Mr. Bua’s trademark loose-jointed limbs, long lashes, twisted mouths and other distorted features often suggest a self-portrait, down to the mole on his left cheek. But there are real subjects behind his portraits, as becomes clear when he describes the ones lining his studio walls: “Tigah” is the “old-school brother” under a cap; “Dina D.,” wearing status-symbol gold-hoop earrings, is a classic tough girl from the hood with “mad attitude”; and “Daisy Checks” is the 13-year-old girlfriend who once “kept me in check.”
“The Bass Player,” a work in progress that he nevertheless recently sold for $60,000, is part of a prolific output of jazz-inspired paintings and posters. They sell more than any other theme, Mr. Bua said, but more important, he considers them “cool” to paint.
“I love cool because I’m not cool,” said Mr. Bua, a self-described neurotic whose fear of elevators goes back to being stuck in one for 14 hours in New York. Jazz and hip-hop, he added, are “super-improvisational and cool.”
Mr.

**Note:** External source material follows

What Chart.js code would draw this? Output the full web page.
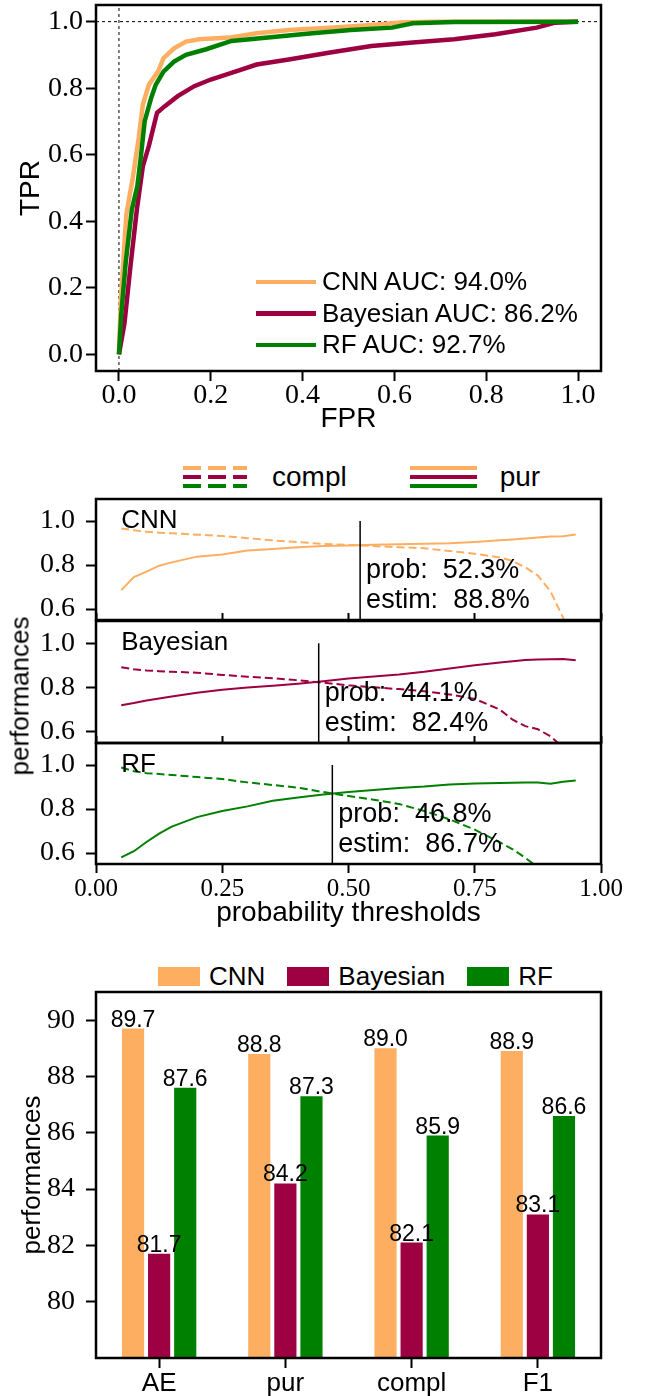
<!DOCTYPE html>
<html>
<head>
<meta charset="utf-8">
<script src="https://cdn.jsdelivr.net/npm/chart.js@4.4.1/dist/chart.umd.min.js"></script>
<style>
  html, body { margin: 0; padding: 0; background: #fff; }
  body { width: 648px; height: 1396px; position: relative; overflow: hidden;
         font-family: 'Liberation Sans', Arial, sans-serif; color: #000; }
  .box { position: absolute; left: 0; width: 648px; }
  .legend { position: absolute; white-space: nowrap; }
  .row { display: flex; align-items: center; }
  .ylab { position: absolute; transform: translate(-50%, -50%) rotate(-90deg);
          white-space: nowrap; font-size: 26px; }
</style>
</head>
<body>

<div class="box" style="top:0;height:440px"><canvas id="roc" width="648" height="440"></canvas></div>
<div class="legend" id="rocLegend" style="left:256px;top:266px"></div>

<div class="legend row" id="panelLegend" style="left:183px;top:466px;height:22px"></div>
<div class="box" style="top:490px;height:135px"><canvas id="pCNN" width="648" height="135"></canvas></div>
<div class="box" style="top:612px;height:136px"><canvas id="pBay" width="648" height="136"></canvas></div>
<div class="box" style="top:734px;height:200px"><canvas id="pRF" width="648" height="200"></canvas></div>
<div class="ylab" style="left:20px;top:696px">performances</div>

<div class="legend row" id="barLegend" style="left:158px;top:967px;height:19px"></div>
<div class="box" style="top:940px;height:456px"><canvas id="bars" width="648" height="456"></canvas></div>

<script>
'use strict';

/* ── data ─────────────────────────────────────────────── */
const models = ['CNN', 'Bayesian', 'RF'];
const colors = ['#fdae61', '#9e0142', '#008000'];
const rocAuc = [94.0, 86.2, 92.7];

const cnnFpr = [0, 0.004, 0.016, 0.03, 0.043, 0.052, 0.065, 0.085, 0.097, 0.12, 0.146, 0.175, 0.24, 0.3, 0.37, 0.46, 0.55, 0.62, 0.7, 1.0];
const cnnTpr = [0, 0.16, 0.42, 0.53, 0.65, 0.75, 0.81, 0.85, 0.89, 0.92, 0.94, 0.947, 0.952, 0.965, 0.975, 0.982, 0.99, 0.998, 1.0, 1.0];
const bayFpr = [0, 0.012, 0.025, 0.039, 0.052, 0.065, 0.083, 0.10, 0.128, 0.164, 0.2, 0.245, 0.3, 0.37, 0.46, 0.55, 0.64, 0.73, 0.82, 0.91, 0.95, 1.0];
const bayTpr = [0, 0.093, 0.264, 0.435, 0.565, 0.626, 0.726, 0.746, 0.776, 0.806, 0.826, 0.846, 0.871, 0.886, 0.907, 0.927, 0.937, 0.947, 0.962, 0.982, 0.997, 1.0];
const rfFpr  = [0, 0.005, 0.015, 0.028, 0.04, 0.047, 0.056, 0.07, 0.08, 0.097, 0.12, 0.146, 0.19, 0.245, 0.325, 0.415, 0.505, 0.595, 0.64, 0.73, 1.0];
const rfTpr  = [0, 0.12, 0.28, 0.435, 0.505, 0.585, 0.70, 0.77, 0.81, 0.85, 0.88, 0.90, 0.917, 0.942, 0.952, 0.964, 0.975, 0.982, 0.995, 0.999, 1.0];

const thresholds = [0.05, 0.075, 0.1, 0.125, 0.15, 0.2, 0.25, 0.3, 0.35, 0.4, 0.45, 0.5, 0.55, 0.6, 0.65, 0.7, 0.75, 0.8, 0.825, 0.85, 0.875, 0.9, 0.925, 0.95];
const cnnPur   = [0.686, 0.745, 0.770, 0.797, 0.812, 0.838, 0.848, 0.866, 0.873, 0.881, 0.886, 0.889, 0.892, 0.894, 0.897, 0.899, 0.905, 0.912, 0.916, 0.921, 0.925, 0.929, 0.931, 0.939];
const cnnCompl = [0.966, 0.958, 0.951, 0.947, 0.944, 0.938, 0.932, 0.922, 0.912, 0.904, 0.896, 0.891, 0.886, 0.881, 0.876, 0.864, 0.851, 0.834, 0.818, 0.790, 0.752, 0.680, 0.560, 0.420];
const bayPur   = [0.720, 0.730, 0.742, 0.751, 0.760, 0.777, 0.790, 0.800, 0.808, 0.817, 0.828, 0.841, 0.850, 0.859, 0.871, 0.886, 0.900, 0.913, 0.918, 0.924, 0.926, 0.928, 0.929, 0.923];
const bayCompl = [0.891, 0.882, 0.877, 0.874, 0.871, 0.867, 0.857, 0.849, 0.842, 0.833, 0.822, 0.810, 0.801, 0.793, 0.783, 0.769, 0.749, 0.700, 0.655, 0.626, 0.612, 0.580, 0.530, 0.450];
const rfPur    = [0.580, 0.608, 0.650, 0.688, 0.720, 0.763, 0.791, 0.812, 0.837, 0.852, 0.866, 0.877, 0.886, 0.896, 0.902, 0.911, 0.916, 0.918, 0.919, 0.921, 0.920, 0.915, 0.924, 0.929];
const rfCompl  = [0.989, 0.972, 0.963, 0.959, 0.955, 0.945, 0.936, 0.921, 0.909, 0.897, 0.877, 0.859, 0.842, 0.823, 0.791, 0.753, 0.706, 0.648, 0.617, 0.578, 0.535, 0.490, 0.440, 0.390];

const optProb  = [52.3, 44.1, 46.8];
const optEstim = [88.8, 82.4, 86.7];

const metrics   = ['AE', 'pur', 'compl', 'F1'];
const cnnScores = [89.7, 88.8, 89.0, 88.9];
const bayScores = [81.7, 84.2, 82.1, 83.1];
const rfScores  = [87.6, 87.3, 85.9, 86.6];

const rocTicks    = [0, 0.2, 0.4, 0.6, 0.8, 1.0];
const panelTicks  = [0.6, 0.8, 1.0];
const threshTicks = [0, 0.25, 0.5, 0.75, 1.0];
const scoreTicks  = [80, 82, 84, 86, 88, 90];

/* ── helpers ──────────────────────────────────────────── */
const pts = (xs, ys) => xs.map((x, i) => ({ x, y: ys[i] }));
const serif = size => ({ family: 'Liberation Serif', size });
const sans  = size => ({ family: 'Liberation Sans', size });

Chart.defaults.color = '#000';
Chart.defaults.font.family = 'Liberation Serif';

// box around every plot area, like matplotlib spines
Chart.register({
  id: 'frame',
  afterDraw(chart) {
    const { ctx, chartArea: a } = chart;
    ctx.save();
    ctx.lineWidth = 2.5;
    ctx.strokeStyle = '#000';
    ctx.strokeRect(a.left, a.top, a.right - a.left, a.bottom - a.top);
    ctx.restore();
  }
});

// panel name + chosen threshold text
const panelText = {
  id: 'panelText',
  afterDatasetsDraw(chart, args, o) {
    const { ctx, scales: { x, y } } = chart;
    const tx = x.getPixelForValue(o.thr) + 6;
    ctx.save();
    ctx.fillStyle = '#000';
    ctx.textBaseline = 'alphabetic';
    ctx.font = '26px "Liberation Sans"';
    ctx.fillText(o.name, x.getPixelForValue(0.05), y.getPixelForValue(0.968));
    ctx.font = '27px "Liberation Sans"';
    ctx.fillText(`prob:  ${o.prob.toFixed(1)}%`, tx, y.getPixelForValue(0.74));
    ctx.fillText(`estim:  ${o.estim.toFixed(1)}%`, tx, y.getPixelForValue(0.605));
    ctx.restore();
  }
};

// value written on top of each bar
const barValues = {
  id: 'barValues',
  afterDatasetsDraw(chart) {
    const { ctx } = chart;
    ctx.save();
    ctx.font = '23px "Liberation Sans"';
    ctx.textAlign = 'center';
    ctx.textBaseline = 'alphabetic';
    ctx.fillStyle = '#000';
    chart.data.datasets.forEach((ds, i) => {
      chart.getDatasetMeta(i).data.forEach((bar, j) => {
        ctx.fillText(ds.data[j].toFixed(1), bar.x, bar.y - 2);
      });
    });
    ctx.restore();
  }
};

// fixed axis size, no extra room for overhanging labels
function fixSize(s, width, height) {
  if (width !== undefined) s.width = width;
  if (height !== undefined) s.height = height;
  s.paddingTop = s.paddingBottom = s.paddingLeft = s.paddingRight = 0;
}

function axis(opts) {
  const { min, max, ticks, fmt, font, width, height, tickLength = 10, pad = 11, labels = true, title } = opts;
  return {
    type: 'linear', min, max,
    afterBuildTicks: s => { s.ticks = ticks.map(v => ({ value: v })); },
    afterFit: s => fixSize(s, width, height),
    grid: { drawOnChartArea: false, tickLength, tickWidth: 2, tickColor: '#000' },
    border: { display: false },
    ticks: { display: labels, font, color: '#000', padding: pad, autoSkip: false, maxRotation: 0, callback: fmt },
    title: title || { display: false }
  };
}

const noChrome = { legend: { display: false }, tooltip: { enabled: false } };

/* ── ROC ──────────────────────────────────────────────── */
const rocX = [cnnFpr, bayFpr, rfFpr];
const rocY = [cnnTpr, bayTpr, rfTpr];

new Chart(document.getElementById('roc'), {
  type: 'scatter',
  data: {
    datasets: [
      { data: [{ x: 0, y: -0.05 }, { x: 0, y: 1.05 }], borderColor: '#000', borderWidth: 1, borderDash: [3, 3], showLine: true, pointRadius: 0, order: 10 },
      { data: [{ x: -0.05, y: 1 }, { x: 1.05, y: 1 }], borderColor: '#000', borderWidth: 1, borderDash: [3, 3], showLine: true, pointRadius: 0, order: 10 },
      ...models.map((m, i) => ({
        label: m, data: pts(rocX[i], rocY[i]), borderColor: colors[i], borderWidth: 4.5,
        showLine: true, pointRadius: 0, tension: 0, order: 3 - i
      }))
    ]
  },
  options: {
    responsive: false, animation: false,
    layout: { padding: { top: 5, right: 47, left: 0, bottom: 0 } },
    plugins: noChrome,
    scales: {
      x: axis({ min: -0.05, max: 1.05, ticks: rocTicks, fmt: v => v.toFixed(1), font: serif(28), height: 69, pad: -2,
                title: { display: true, text: 'FPR', font: sans(28), color: '#000', padding: { top: 0, bottom: 4 } } }),
      y: axis({ min: -0.05, max: 1.05, ticks: rocTicks, fmt: v => v.toFixed(1), font: serif(28), width: 96, pad: 3,
                title: { display: true, text: 'TPR', font: sans(28), color: '#000', padding: { top: 14, bottom: 0 } } })
    }
  }
});

document.getElementById('rocLegend').innerHTML = models.map((m, i) => `
  <div class="row" style="height:31.5px">
    <span style="display:inline-block;width:60px;height:4.5px;background:${colors[i]}"></span>
    <span style="font-size:26px;margin-left:6px">${m} AUC: ${rocAuc[i].toFixed(1)}%</span>
  </div>`).join('');

/* ── threshold panels ─────────────────────────────────── */
const panelMin = 0.55, panelMax = 1.1, markTop = 1.0;
const purs   = [cnnPur, bayPur, rfPur];
const compls = [cnnCompl, bayCompl, rfCompl];
const panelIds = ['pCNN', 'pBay', 'pRF'];

panelIds.forEach((id, i) => {
  const last = i === panelIds.length - 1;
  const thr = optProb[i] / 100;
  new Chart(document.getElementById(id), {
    type: 'scatter',
    data: {
      datasets: [
        { data: pts(thresholds, compls[i]), borderColor: colors[i], borderWidth: 2, borderDash: [8, 4], showLine: true, pointRadius: 0, order: 3 },
        { data: pts(thresholds, purs[i]), borderColor: colors[i], borderWidth: 2, showLine: true, pointRadius: 0, order: 2 },
        { data: [{ x: thr, y: markTop }, { x: thr, y: panelMin }], borderColor: '#000', borderWidth: 1.5, showLine: true, pointRadius: 0, order: 1 }
      ]
    },
    options: {
      responsive: false, animation: false,
      layout: { padding: { top: 9, right: 47, left: 0, bottom: last ? 0 : 5 } },
      plugins: { ...noChrome, panelText: { name: models[i], thr, prob: optProb[i], estim: optEstim[i] } },
      scales: {
        x: axis({ min: 0, max: 1, ticks: threshTicks, fmt: v => v.toFixed(2), font: serif(25),
                  height: last ? 70 : 0, tickLength: last ? 9 : -7, pad: 1, labels: last,
                  title: last ? { display: true, text: 'probability thresholds', font: sans(28), color: '#000', padding: { top: 0, bottom: 4 } } : null }),
        y: axis({ min: panelMin, max: panelMax, ticks: panelTicks, fmt: v => v.toFixed(1), font: serif(28), width: 96 })
      }
    },
    plugins: [panelText]
  });
});

document.getElementById('panelLegend').innerHTML = ['compl', 'pur'].map((name, k) => {
  const w = k === 0 ? 64 : 67;
  const lines = colors.map((c, j) => {
    const bg = k === 0 ? `repeating-linear-gradient(90deg, ${c} 0 18px, transparent 18px 25px)` : c;
    return `<span style="position:absolute;left:0;top:${j * 9}px;width:${w}px;height:4px;background:${bg}"></span>`;
  }).join('');
  return `<span style="position:relative;display:inline-block;width:${w}px;height:22px;margin-left:${k === 0 ? 0 : 63}px">${lines}</span>
          <span style="font-size:28px;margin-left:${k === 0 ? 25 : 23}px">${name}</span>`;
}).join('');

/* ── bar summary ──────────────────────────────────────── */
const scores = [cnnScores, bayScores, rfScores];

new Chart(document.getElementById('bars'), {
  type: 'bar',
  data: {
    labels: metrics,
    datasets: models.map((m, i) => ({
      label: m, data: scores[i], backgroundColor: colors[i],
      categoryPercentage: 0.62, barPercentage: 0.85
    }))
  },
  options: {
    responsive: false, animation: false,
    layout: { padding: { top: 52, right: 47, left: 0, bottom: 0 } },
    plugins: noChrome,
    scales: {
      x: {
        afterFit: s => fixSize(s, undefined, 38),
        grid: { drawOnChartArea: false, offset: false, tickLength: 10, tickWidth: 2, tickColor: '#000' },
        border: { display: false },
        ticks: { font: sans(26), color: '#000', padding: 0 }
      },
      y: axis({ min: 78, max: 91, ticks: scoreTicks, fmt: v => String(v), font: serif(28), width: 96,
                title: { display: true, text: 'performances', font: sans(26), color: '#000', padding: { top: 17, bottom: 0 } } })
    }
  },
  plugins: [barValues]
});

document.getElementById('barLegend').innerHTML = models.map((m, i) => `
  <span style="display:inline-block;width:42px;height:19px;background:${colors[i]}"></span>
  <span style="font-size:26px;margin-left:9px;margin-right:22px">${m}</span>`).join('');
</script>
</body>
</html>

Bua, who teaches figure drawing at the University of Southern California and lectures in colleges and schools, is now branching out into television and film. He’s developing an animated series for Comedy Central and is working on a reality show — a “Project Runway”-type show for both street artists and the classically trained — that he hopes to sell to a cable network.
In Los Angeles he has found an urban landscape whose population, if not the same mix as in New York, also fascinates him.
“Many artists look for the beauty,” Mr. Bua said. “I look for the ugliness that tells me the story of the street. People with crazy faces. I look for that.”